Job> Find the line containing "Output the web" and copy it exactly, along with every line after it up to and including the line containing "0.73957 0.74269 0.73771". Copy nothing else.

Supplied entries>
BEGIN

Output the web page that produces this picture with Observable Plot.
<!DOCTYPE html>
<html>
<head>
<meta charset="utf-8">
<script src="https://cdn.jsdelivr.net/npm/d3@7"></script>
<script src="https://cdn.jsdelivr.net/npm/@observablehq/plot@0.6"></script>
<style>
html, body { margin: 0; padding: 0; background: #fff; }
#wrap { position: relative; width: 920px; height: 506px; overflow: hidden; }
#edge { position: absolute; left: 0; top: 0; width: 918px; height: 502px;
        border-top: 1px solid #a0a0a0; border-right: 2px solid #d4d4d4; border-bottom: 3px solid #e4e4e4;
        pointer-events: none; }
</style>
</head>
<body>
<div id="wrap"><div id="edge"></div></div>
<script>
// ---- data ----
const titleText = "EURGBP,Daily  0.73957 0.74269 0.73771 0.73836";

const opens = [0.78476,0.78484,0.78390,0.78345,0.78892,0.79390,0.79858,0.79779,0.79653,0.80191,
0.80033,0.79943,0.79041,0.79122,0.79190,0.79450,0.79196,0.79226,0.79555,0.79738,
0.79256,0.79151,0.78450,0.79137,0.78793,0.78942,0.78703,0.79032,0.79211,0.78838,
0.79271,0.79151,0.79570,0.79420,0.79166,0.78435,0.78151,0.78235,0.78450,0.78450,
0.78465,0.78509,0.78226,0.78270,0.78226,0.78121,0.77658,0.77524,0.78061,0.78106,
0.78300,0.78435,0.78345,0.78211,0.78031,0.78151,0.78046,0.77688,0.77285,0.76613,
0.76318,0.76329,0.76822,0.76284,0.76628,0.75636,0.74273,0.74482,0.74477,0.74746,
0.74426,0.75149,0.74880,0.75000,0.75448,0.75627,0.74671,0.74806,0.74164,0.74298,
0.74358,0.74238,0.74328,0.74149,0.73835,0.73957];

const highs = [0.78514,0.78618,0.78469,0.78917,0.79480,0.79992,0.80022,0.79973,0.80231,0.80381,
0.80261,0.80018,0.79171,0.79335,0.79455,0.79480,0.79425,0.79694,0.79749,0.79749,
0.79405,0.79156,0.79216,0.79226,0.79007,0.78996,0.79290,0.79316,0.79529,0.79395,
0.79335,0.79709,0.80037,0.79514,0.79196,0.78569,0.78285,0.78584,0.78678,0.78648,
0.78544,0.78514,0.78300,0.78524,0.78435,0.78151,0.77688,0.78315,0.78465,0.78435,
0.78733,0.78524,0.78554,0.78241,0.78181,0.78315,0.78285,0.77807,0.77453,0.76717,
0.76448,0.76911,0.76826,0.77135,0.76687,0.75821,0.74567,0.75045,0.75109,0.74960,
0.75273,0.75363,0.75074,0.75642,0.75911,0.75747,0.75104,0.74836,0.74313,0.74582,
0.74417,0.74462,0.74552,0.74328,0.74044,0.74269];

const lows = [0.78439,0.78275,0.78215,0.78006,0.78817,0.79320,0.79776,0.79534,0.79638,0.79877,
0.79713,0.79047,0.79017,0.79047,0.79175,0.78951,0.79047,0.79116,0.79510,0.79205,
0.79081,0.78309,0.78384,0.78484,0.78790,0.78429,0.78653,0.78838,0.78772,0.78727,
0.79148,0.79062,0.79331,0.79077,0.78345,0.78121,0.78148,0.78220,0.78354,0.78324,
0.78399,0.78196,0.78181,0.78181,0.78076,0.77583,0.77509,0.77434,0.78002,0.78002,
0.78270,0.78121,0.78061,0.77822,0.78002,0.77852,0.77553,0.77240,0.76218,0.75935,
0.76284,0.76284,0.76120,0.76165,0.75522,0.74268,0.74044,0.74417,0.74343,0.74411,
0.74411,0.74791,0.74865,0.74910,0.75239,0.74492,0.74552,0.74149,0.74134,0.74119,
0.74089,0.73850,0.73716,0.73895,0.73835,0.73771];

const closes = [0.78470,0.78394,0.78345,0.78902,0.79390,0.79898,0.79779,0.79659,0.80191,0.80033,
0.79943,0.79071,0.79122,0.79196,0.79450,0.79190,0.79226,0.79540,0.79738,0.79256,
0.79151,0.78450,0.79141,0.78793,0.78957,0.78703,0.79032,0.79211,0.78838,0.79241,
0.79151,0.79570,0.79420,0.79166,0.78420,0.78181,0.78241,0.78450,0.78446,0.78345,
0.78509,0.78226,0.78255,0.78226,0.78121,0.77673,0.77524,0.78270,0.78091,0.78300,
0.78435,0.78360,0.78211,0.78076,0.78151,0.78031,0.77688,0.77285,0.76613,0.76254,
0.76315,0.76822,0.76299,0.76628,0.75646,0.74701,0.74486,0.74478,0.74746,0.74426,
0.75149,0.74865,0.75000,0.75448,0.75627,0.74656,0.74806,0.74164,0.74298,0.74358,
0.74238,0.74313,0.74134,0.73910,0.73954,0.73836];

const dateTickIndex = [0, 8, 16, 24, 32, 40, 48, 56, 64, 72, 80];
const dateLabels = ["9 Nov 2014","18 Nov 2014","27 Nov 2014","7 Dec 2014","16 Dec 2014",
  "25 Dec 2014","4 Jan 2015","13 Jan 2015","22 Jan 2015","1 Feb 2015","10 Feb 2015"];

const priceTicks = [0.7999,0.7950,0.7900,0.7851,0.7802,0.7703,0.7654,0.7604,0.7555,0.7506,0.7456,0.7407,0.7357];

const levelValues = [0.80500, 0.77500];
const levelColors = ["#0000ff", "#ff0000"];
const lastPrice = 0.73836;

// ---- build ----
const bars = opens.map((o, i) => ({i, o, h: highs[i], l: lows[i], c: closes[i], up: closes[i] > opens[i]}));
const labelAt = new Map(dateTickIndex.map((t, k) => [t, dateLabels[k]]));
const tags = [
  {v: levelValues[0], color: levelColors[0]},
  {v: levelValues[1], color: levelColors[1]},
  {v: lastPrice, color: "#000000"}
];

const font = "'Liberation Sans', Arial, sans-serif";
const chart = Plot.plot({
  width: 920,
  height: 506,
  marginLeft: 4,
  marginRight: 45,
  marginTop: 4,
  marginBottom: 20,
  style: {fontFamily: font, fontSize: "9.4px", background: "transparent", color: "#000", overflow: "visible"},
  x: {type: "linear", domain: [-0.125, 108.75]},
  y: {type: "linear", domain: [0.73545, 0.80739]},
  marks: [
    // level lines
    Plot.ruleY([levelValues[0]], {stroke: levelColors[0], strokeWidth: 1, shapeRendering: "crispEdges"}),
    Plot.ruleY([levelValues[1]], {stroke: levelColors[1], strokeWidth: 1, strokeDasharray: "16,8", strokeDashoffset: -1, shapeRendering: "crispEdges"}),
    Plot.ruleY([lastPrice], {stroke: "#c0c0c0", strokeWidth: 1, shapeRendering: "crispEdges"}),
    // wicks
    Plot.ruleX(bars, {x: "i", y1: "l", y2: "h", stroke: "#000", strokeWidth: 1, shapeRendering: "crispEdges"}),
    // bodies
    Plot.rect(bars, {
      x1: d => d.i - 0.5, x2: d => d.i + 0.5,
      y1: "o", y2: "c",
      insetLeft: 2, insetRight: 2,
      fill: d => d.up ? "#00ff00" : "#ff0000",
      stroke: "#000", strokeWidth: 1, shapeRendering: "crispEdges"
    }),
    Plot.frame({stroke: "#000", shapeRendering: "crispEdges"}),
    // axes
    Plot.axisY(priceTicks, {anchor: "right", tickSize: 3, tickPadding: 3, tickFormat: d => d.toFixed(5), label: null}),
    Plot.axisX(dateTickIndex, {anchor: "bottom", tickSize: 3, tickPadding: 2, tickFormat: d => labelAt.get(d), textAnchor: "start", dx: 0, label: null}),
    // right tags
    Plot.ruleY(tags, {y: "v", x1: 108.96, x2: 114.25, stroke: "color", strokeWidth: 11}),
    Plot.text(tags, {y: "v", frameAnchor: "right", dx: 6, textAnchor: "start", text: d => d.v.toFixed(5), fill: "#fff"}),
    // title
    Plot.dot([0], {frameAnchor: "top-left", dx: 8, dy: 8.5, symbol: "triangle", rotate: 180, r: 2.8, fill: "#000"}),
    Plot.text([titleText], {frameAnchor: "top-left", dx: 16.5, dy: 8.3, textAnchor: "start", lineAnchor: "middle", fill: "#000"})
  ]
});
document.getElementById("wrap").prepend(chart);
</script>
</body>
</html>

END
BEGIN

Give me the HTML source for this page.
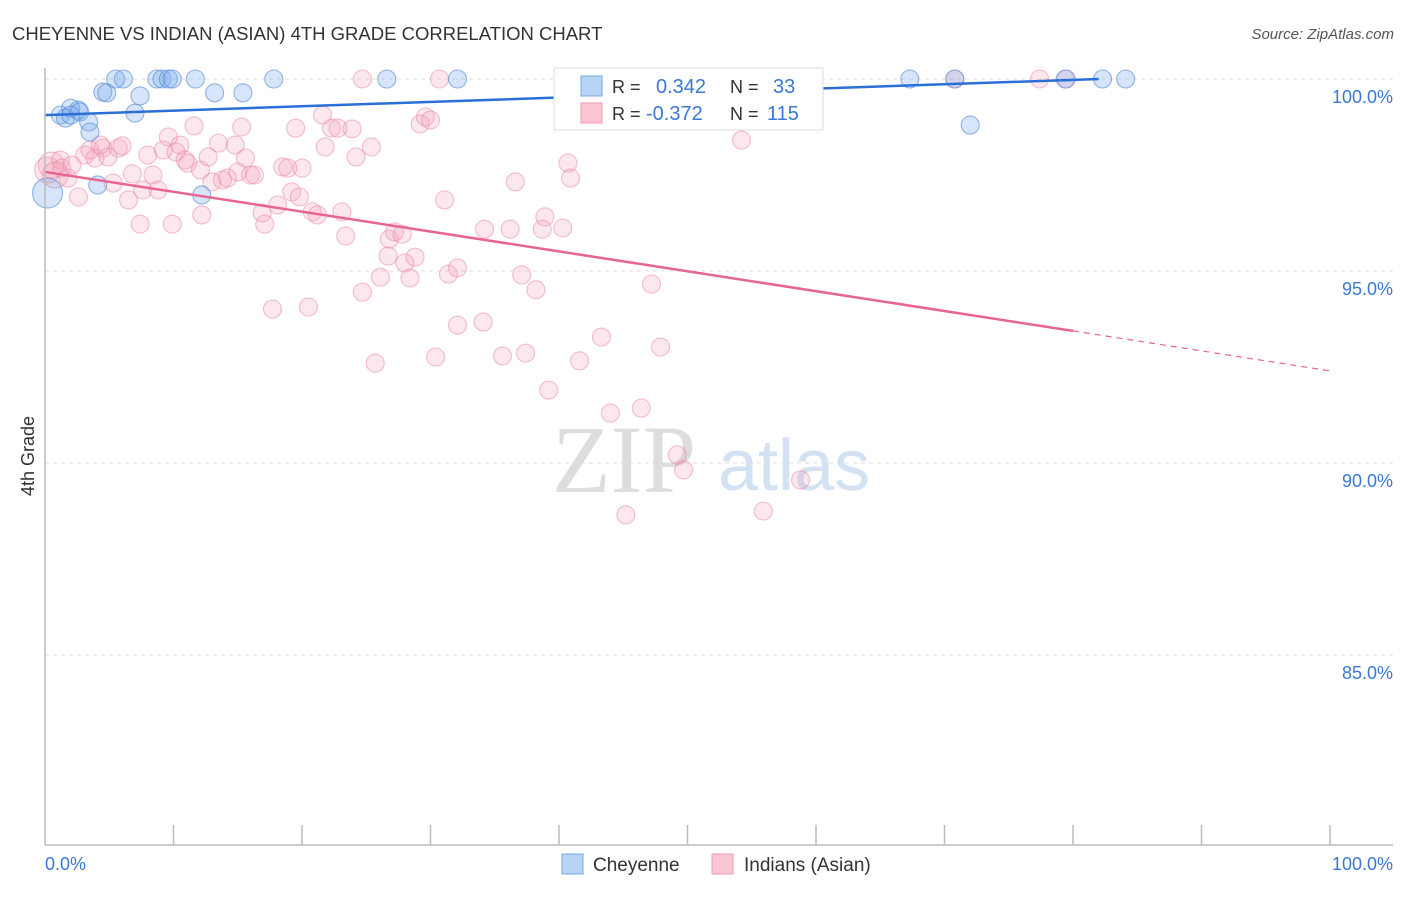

END
BEGIN

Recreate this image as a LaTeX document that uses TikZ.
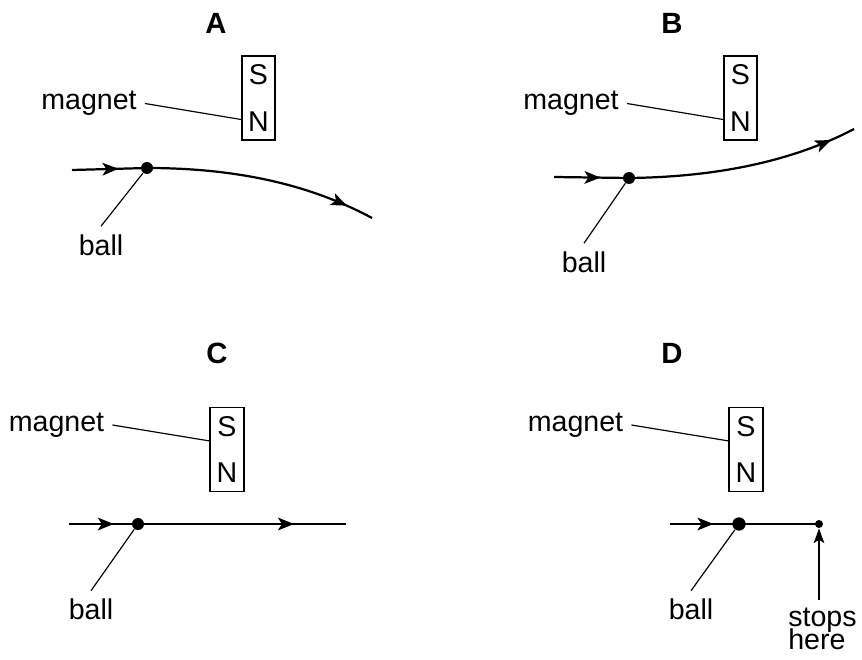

END

Worked solution>
Output the web page that produces this picture with Observable Plot.
<!DOCTYPE html>
<html>
<head>
<meta charset="utf-8">
<script src="https://cdn.jsdelivr.net/npm/d3@7"></script>
<script src="https://cdn.jsdelivr.net/npm/@observablehq/plot@0.6"></script>
<style>
html, body { margin: 0; padding: 0; background: #fff; }
#wrap { position: relative; width: 920px; height: 506px; overflow: hidden; }
#edge { position: absolute; left: 0; top: 0; width: 918px; height: 502px;
        border-top: 1px solid #a0a0a0; border-right: 2px solid #d4d4d4; border-bottom: 3px solid #e4e4e4;
        pointer-events: none; }
</style>
</head>
<body>
<div id="wrap"><div id="edge"></div></div>
<script>
// ---- data ----
const titleText = "EURGBP,Daily  0.73957 0.74269 0.73771 0.73836";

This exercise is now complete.